** Start of Data extract **
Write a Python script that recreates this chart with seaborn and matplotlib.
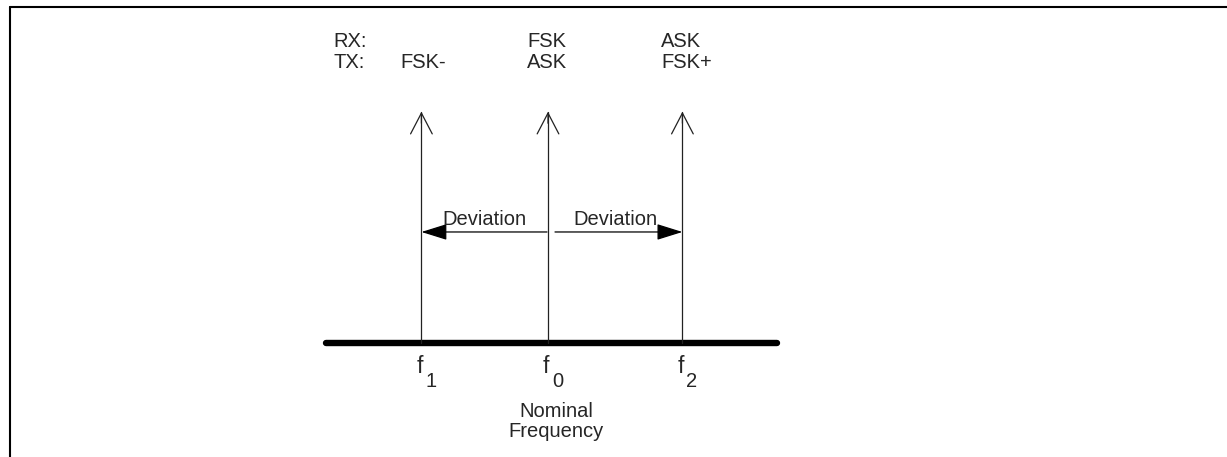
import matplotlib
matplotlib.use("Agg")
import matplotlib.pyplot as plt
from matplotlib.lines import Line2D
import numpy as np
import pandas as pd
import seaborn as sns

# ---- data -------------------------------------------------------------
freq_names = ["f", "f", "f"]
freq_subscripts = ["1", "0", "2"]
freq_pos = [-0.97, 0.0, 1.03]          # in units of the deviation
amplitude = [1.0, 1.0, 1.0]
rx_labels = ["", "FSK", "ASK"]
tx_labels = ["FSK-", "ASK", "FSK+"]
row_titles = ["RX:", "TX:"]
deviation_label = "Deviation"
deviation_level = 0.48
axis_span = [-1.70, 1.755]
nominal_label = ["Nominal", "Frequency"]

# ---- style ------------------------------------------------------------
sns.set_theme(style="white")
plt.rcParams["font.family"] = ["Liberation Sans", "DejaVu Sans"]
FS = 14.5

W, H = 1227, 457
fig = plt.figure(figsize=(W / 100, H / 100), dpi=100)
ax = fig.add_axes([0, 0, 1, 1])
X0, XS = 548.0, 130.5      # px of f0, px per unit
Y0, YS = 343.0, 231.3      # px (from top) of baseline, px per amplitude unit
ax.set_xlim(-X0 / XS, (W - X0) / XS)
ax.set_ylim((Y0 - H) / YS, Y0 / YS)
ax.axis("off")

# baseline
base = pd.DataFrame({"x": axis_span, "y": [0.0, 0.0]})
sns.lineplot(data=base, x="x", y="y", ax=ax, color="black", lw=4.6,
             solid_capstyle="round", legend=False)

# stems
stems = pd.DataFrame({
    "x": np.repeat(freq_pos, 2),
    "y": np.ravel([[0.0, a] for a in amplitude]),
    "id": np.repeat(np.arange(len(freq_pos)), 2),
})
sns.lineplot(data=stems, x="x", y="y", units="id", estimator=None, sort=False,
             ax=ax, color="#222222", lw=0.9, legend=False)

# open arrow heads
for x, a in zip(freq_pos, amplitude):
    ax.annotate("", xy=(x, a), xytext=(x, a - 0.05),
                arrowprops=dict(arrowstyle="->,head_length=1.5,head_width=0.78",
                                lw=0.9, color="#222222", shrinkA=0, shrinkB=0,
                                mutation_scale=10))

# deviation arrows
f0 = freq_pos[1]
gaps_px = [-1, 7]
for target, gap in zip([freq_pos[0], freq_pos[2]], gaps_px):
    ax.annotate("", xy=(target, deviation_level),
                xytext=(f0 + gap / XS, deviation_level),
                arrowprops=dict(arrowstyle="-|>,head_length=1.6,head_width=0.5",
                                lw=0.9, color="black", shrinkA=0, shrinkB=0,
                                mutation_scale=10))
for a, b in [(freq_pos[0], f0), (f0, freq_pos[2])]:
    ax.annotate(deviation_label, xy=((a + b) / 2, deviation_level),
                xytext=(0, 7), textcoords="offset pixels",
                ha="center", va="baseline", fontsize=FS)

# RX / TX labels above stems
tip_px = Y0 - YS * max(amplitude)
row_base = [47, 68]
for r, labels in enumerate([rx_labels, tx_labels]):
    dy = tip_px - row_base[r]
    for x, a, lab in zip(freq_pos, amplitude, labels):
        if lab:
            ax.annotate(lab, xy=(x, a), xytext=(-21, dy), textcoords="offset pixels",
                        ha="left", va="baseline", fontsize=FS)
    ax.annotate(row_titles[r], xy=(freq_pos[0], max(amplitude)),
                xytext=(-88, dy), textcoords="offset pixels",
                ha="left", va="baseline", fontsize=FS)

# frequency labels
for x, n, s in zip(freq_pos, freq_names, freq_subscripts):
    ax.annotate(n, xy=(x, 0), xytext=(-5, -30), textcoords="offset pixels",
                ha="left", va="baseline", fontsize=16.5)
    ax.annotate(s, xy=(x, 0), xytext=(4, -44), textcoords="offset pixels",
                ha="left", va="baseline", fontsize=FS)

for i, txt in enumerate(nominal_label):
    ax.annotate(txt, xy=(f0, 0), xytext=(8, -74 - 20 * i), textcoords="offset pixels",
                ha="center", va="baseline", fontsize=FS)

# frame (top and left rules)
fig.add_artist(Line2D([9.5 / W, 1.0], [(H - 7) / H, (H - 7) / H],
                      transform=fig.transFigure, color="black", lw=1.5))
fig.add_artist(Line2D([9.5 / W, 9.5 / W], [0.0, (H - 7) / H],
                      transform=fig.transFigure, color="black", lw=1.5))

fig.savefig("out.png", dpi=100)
** End of Data extract **
Written instruction: Everything from the first line to the line with "import seaborn as sns" must be repeated exactly, and nothing else. Leave the pictures out.

Written solution:
Write a Python script that recreates this chart with seaborn and matplotlib.
import matplotlib
matplotlib.use("Agg")
import matplotlib.pyplot as plt
from matplotlib.lines import Line2D
import numpy as np
import pandas as pd
import seaborn as sns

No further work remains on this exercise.